Got up in the morning, and I scooped the coffee pot full of mountain stream water and filled my silicon nylon bag-bucket with stream water for washing dishes and such.   We made coffee on the old-school Coleman gasoline stove, and had Grapenuts with this milk you don't have to refrigerate before opening (handy on a trip like this -- you go, Vicki!), and started breaking camp down.

It's hard to complain about
the scenery near Dillon, CO
But Vicki could NOT get warm.  I think a night of being slightly chilled all night and probably inadequate clothing for people acclimated to a hot Midwest Summer took its toll.  So I re-built the fire for her, which she utilized off and on the whole time we broke down and packed up, hooked the trailer back up, and easily made it out of the campsite with minimal scraping of the trailer hitch.

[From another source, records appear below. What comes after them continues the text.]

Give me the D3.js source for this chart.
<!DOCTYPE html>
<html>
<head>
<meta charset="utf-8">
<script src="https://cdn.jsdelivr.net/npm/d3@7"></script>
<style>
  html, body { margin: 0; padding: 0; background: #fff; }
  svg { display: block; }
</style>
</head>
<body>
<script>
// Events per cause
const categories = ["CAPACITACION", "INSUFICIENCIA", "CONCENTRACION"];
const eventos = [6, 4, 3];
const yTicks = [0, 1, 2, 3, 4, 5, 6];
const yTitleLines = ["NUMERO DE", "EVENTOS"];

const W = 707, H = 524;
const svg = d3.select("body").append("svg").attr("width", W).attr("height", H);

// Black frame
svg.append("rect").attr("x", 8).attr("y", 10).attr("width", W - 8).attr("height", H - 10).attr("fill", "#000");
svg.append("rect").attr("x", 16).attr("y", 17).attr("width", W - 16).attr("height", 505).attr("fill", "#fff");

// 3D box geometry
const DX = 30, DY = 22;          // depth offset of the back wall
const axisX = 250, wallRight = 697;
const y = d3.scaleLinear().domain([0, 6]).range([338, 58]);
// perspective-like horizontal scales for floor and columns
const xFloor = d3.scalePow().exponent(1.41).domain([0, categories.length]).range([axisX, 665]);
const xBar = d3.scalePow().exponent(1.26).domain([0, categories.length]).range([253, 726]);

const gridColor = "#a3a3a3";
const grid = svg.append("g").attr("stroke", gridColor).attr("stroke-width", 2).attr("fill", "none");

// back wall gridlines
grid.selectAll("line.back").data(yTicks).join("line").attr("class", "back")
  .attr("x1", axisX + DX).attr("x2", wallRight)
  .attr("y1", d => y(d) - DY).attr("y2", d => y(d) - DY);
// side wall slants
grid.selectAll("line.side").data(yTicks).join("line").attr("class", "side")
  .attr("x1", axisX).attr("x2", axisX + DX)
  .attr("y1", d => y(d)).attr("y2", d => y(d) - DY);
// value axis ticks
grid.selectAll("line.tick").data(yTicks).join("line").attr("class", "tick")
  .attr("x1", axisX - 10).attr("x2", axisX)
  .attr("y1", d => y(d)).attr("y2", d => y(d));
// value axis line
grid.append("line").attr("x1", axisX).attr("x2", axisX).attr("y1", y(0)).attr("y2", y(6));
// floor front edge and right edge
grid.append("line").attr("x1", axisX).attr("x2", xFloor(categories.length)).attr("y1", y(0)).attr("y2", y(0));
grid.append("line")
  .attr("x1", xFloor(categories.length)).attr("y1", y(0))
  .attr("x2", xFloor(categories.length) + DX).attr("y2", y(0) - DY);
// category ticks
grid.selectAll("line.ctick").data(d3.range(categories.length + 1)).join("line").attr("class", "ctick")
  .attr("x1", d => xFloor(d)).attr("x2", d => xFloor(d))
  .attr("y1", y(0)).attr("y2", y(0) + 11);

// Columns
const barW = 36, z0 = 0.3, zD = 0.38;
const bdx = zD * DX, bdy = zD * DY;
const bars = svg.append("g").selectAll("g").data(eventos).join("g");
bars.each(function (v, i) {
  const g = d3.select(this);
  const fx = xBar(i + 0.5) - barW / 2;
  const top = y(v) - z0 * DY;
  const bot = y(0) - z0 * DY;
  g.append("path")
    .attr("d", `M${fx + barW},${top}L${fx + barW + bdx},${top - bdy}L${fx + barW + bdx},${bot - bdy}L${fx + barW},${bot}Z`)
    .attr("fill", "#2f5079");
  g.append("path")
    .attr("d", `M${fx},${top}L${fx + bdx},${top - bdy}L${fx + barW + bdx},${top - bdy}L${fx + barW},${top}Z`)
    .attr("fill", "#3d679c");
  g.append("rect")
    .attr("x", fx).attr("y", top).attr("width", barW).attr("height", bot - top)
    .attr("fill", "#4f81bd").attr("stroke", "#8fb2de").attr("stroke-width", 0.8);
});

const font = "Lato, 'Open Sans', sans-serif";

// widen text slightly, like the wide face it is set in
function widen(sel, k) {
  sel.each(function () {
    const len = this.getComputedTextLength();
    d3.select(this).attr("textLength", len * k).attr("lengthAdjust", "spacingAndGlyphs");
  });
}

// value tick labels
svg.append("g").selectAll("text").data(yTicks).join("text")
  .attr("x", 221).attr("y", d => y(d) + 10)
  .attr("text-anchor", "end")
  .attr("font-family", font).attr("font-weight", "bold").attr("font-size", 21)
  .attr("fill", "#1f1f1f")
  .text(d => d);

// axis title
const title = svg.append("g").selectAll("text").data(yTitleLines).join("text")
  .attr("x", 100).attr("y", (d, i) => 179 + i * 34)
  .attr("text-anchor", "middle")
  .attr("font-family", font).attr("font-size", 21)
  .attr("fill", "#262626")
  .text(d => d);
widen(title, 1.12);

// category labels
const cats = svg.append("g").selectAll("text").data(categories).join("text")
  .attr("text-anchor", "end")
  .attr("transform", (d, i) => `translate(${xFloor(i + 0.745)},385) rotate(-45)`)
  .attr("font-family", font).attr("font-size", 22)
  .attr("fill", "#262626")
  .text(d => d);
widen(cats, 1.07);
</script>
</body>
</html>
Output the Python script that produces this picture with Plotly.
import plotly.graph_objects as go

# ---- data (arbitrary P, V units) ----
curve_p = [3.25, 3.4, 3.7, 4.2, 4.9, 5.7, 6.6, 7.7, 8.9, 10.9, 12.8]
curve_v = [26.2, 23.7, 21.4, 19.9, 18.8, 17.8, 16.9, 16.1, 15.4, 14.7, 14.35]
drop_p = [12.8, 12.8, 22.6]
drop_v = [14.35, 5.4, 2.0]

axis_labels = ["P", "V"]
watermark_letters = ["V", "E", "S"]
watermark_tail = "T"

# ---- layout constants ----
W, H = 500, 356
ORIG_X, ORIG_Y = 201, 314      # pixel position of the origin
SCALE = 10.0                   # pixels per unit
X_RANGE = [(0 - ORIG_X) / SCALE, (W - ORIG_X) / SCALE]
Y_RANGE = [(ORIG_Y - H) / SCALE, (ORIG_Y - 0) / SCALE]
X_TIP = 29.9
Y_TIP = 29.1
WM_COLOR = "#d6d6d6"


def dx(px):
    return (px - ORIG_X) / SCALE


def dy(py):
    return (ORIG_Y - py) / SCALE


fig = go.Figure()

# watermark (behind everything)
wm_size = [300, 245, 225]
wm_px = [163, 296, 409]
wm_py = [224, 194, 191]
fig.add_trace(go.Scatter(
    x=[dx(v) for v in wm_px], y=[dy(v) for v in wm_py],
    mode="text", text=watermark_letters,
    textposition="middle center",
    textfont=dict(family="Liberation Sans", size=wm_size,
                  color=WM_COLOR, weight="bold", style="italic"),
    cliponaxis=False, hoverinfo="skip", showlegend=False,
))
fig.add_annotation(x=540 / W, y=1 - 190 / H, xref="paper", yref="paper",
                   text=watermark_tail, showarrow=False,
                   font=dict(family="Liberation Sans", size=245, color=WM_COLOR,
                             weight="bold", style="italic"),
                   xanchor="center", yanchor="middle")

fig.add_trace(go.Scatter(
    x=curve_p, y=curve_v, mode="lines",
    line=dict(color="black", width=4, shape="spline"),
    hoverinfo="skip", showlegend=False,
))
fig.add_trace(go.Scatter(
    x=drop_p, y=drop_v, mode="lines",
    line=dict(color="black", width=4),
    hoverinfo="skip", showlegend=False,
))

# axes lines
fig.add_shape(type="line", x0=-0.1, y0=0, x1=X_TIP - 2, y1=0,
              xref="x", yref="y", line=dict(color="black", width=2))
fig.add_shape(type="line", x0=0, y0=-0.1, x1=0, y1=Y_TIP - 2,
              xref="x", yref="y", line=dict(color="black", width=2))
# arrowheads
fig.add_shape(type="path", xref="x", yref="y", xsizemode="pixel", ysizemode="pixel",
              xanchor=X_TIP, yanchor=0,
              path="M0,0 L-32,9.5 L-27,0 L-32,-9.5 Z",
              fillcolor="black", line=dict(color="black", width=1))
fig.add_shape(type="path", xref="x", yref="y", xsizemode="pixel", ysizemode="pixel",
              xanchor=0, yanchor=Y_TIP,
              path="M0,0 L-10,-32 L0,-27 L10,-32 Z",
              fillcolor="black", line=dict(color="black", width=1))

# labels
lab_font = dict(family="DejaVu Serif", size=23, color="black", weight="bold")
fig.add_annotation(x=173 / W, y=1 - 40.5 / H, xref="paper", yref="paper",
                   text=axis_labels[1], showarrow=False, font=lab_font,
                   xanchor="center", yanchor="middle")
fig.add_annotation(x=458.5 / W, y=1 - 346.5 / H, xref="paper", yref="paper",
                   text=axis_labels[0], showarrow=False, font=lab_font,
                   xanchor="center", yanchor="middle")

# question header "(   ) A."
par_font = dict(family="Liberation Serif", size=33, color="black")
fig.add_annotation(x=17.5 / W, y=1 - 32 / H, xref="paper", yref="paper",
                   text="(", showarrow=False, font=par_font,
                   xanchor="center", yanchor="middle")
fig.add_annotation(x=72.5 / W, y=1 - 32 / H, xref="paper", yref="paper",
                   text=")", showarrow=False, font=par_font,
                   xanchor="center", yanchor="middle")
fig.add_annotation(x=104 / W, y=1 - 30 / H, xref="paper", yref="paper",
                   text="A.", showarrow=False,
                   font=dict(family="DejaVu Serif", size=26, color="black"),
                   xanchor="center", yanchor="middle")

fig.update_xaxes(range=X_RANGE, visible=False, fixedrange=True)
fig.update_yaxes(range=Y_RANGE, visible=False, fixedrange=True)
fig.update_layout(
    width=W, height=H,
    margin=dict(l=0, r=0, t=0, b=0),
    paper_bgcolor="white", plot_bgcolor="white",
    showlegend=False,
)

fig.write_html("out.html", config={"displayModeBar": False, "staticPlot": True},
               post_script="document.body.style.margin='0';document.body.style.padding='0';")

We pulled over at the Montezuma Road campsite.  Someone was in there with a neat old little "Scamp" camper which I purposely did a close fly-by ... but what I really wanted was to stick my tennis-elbow stricken elbow in the river.   It was acting up.  Sore.  The water would be cold and reduce the swelling.  It did, quickly, and we headed west, to Dillon.

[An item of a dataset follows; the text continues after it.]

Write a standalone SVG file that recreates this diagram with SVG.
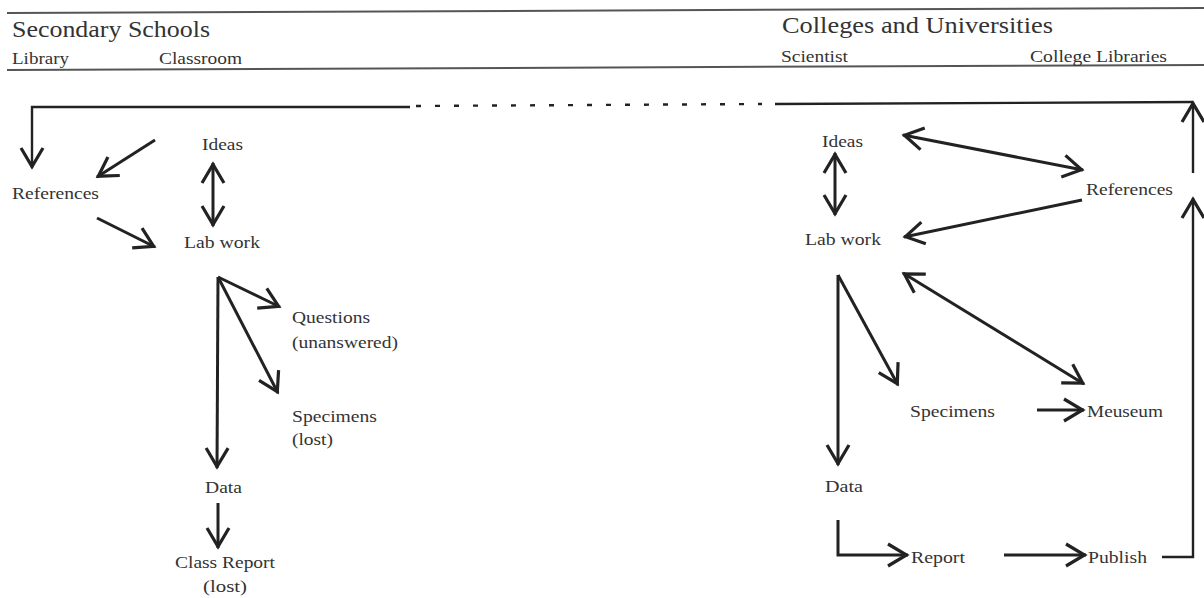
<svg xmlns="http://www.w3.org/2000/svg" width="1204" height="598" viewBox="0 0 1204 598">
<style>
text{font-family:"Liberation Serif","Times New Roman",serif;fill:#333;font-size:16.5px}
.h1{font-size:24px}
.h2{font-size:16px}
.rule{stroke:#555;stroke-width:2;fill:none}
.c{stroke:#222;stroke-width:3;fill:none}
.fb{stroke:#222;stroke-width:2.4;fill:none}
</style>
<defs>
<marker id="ah" viewBox="-26 -15 30 30" refX="0" refY="0" markerWidth="30" markerHeight="30" markerUnits="userSpaceOnUse" orient="auto-start-reverse">
<path d="M-20,-11 L-1.5,0 L-20,11" fill="none" stroke="#222" stroke-width="3.2"/>
</marker>
</defs>
<g id="header">
<line class="rule" x1="7" y1="13" x2="1204" y2="8"/>
<line class="rule" x1="7" y1="70" x2="1204" y2="65"/>
<text class="h1" x="12" y="37" textLength="198" lengthAdjust="spacingAndGlyphs">Secondary Schools</text>
<text class="h2" x="12" y="64" textLength="57" lengthAdjust="spacingAndGlyphs">Library</text>
<text class="h2" x="159" y="64" textLength="83" lengthAdjust="spacingAndGlyphs">Classroom</text>
<text class="h1" x="782" y="33" textLength="271" lengthAdjust="spacingAndGlyphs">Colleges and Universities</text>
<text class="h2" x="781" y="62" textLength="67" lengthAdjust="spacingAndGlyphs">Scientist</text>
<text class="h2" x="1030" y="62" textLength="137" lengthAdjust="spacingAndGlyphs">College Libraries</text>
</g>
<g id="s-ideas"><text x="202" y="150" textLength="41" lengthAdjust="spacingAndGlyphs">Ideas</text></g>
<g id="s-references"><text x="12" y="199" textLength="87" lengthAdjust="spacingAndGlyphs">References</text></g>
<g id="s-labwork"><text x="184" y="248" textLength="76" lengthAdjust="spacingAndGlyphs">Lab work</text></g>
<g id="s-questions"><text x="292" y="323" textLength="78" lengthAdjust="spacingAndGlyphs">Questions</text><text x="292" y="348" textLength="106" lengthAdjust="spacingAndGlyphs">(unanswered)</text></g>
<g id="s-specimens"><text x="292" y="422" textLength="85" lengthAdjust="spacingAndGlyphs">Specimens</text><text x="292" y="445" textLength="41" lengthAdjust="spacingAndGlyphs">(lost)</text></g>
<g id="s-data"><text x="205" y="493" textLength="37" lengthAdjust="spacingAndGlyphs">Data</text></g>
<g id="s-classreport"><text x="175" y="568" textLength="100" lengthAdjust="spacingAndGlyphs">Class Report</text><text x="203" y="592" textLength="44" lengthAdjust="spacingAndGlyphs">(lost)</text></g>
<g id="c-ideas"><text x="822" y="147" textLength="41" lengthAdjust="spacingAndGlyphs">Ideas</text></g>
<g id="c-labwork"><text x="805" y="245" textLength="76" lengthAdjust="spacingAndGlyphs">Lab work</text></g>
<g id="c-references"><text x="1086" y="195" textLength="87" lengthAdjust="spacingAndGlyphs">References</text></g>
<g id="c-specimens"><text x="910" y="417" textLength="85" lengthAdjust="spacingAndGlyphs">Specimens</text></g>
<g id="c-meuseum"><text x="1087" y="417" textLength="76" lengthAdjust="spacingAndGlyphs">Meuseum</text></g>
<g id="c-data"><text x="825" y="492" textLength="38" lengthAdjust="spacingAndGlyphs">Data</text></g>
<g id="c-report"><text x="911" y="563" textLength="54" lengthAdjust="spacingAndGlyphs">Report</text></g>
<g id="c-publish"><text x="1088" y="563" textLength="59" lengthAdjust="spacingAndGlyphs">Publish</text></g>
<g id="connectors">
<polyline class="fb" points="410,107 32,107 32,168" marker-end="url(#ah)"/>
<line class="fb" x1="416" y1="106" x2="762" y2="104" stroke-dasharray="5 14"/>
<line class="fb" x1="775" y1="104" x2="1193" y2="102"/>
<line class="fb" x1="1193" y1="173" x2="1193" y2="102" marker-end="url(#ah)"/>
<polyline class="fb" points="1162,557 1193,557 1193,198" marker-end="url(#ah)"/>
<line class="c" x1="155" y1="140" x2="97" y2="177" marker-end="url(#ah)"/>
<line class="c" x1="97" y1="218" x2="155" y2="247" marker-end="url(#ah)"/>
<line class="c" x1="213" y1="163" x2="213" y2="226" marker-start="url(#ah)" marker-end="url(#ah)"/>
<line class="c" x1="218" y1="277" x2="280" y2="307" marker-end="url(#ah)"/>
<line class="c" x1="218" y1="277" x2="278" y2="393" marker-end="url(#ah)"/>
<line class="c" x1="218" y1="277" x2="217" y2="468" marker-end="url(#ah)"/>
<line class="c" x1="218" y1="503" x2="218" y2="548" marker-end="url(#ah)"/>
<line class="c" x1="903" y1="135" x2="1083" y2="170" marker-start="url(#ah)" marker-end="url(#ah)"/>
<line class="c" x1="1082" y1="200" x2="904" y2="237" marker-end="url(#ah)"/>
<line class="c" x1="835" y1="153" x2="835" y2="215" marker-start="url(#ah)" marker-end="url(#ah)"/>
<line class="c" x1="838" y1="275" x2="898" y2="385" marker-end="url(#ah)"/>
<line class="c" x1="838" y1="275" x2="838" y2="465" marker-end="url(#ah)"/>
<line class="c" x1="903" y1="273" x2="1084" y2="384" marker-start="url(#ah)" marker-end="url(#ah)"/>
<line class="c" x1="1037" y1="410" x2="1084" y2="410" marker-end="url(#ah)"/>
<polyline class="c" points="838,520 838,555 908,555" marker-end="url(#ah)"/>
<line class="c" x1="1004" y1="555" x2="1086" y2="555" marker-end="url(#ah)"/>
</g>
</svg>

One of these would be neat.  But
it's not what we have.
The tarp cover for the camper did not stretch out to the back far enough while cold to catch the velcro in back, so while we gassed up in Dillon I let the sun beat down on its black surface to warm it up.  By the time we left, I was able to stretch it and attach it completely.  Off to new territory for me.  I haven't been west of Dillon in Colorado since ... 1972?

A check on the gas mileage showed that we were getting 23 mpg rather than the normal 27 mpg (highway) the Taurus usually gets.  Not bad at all, especially considering the gas mileage of the RV rentals we'd considered.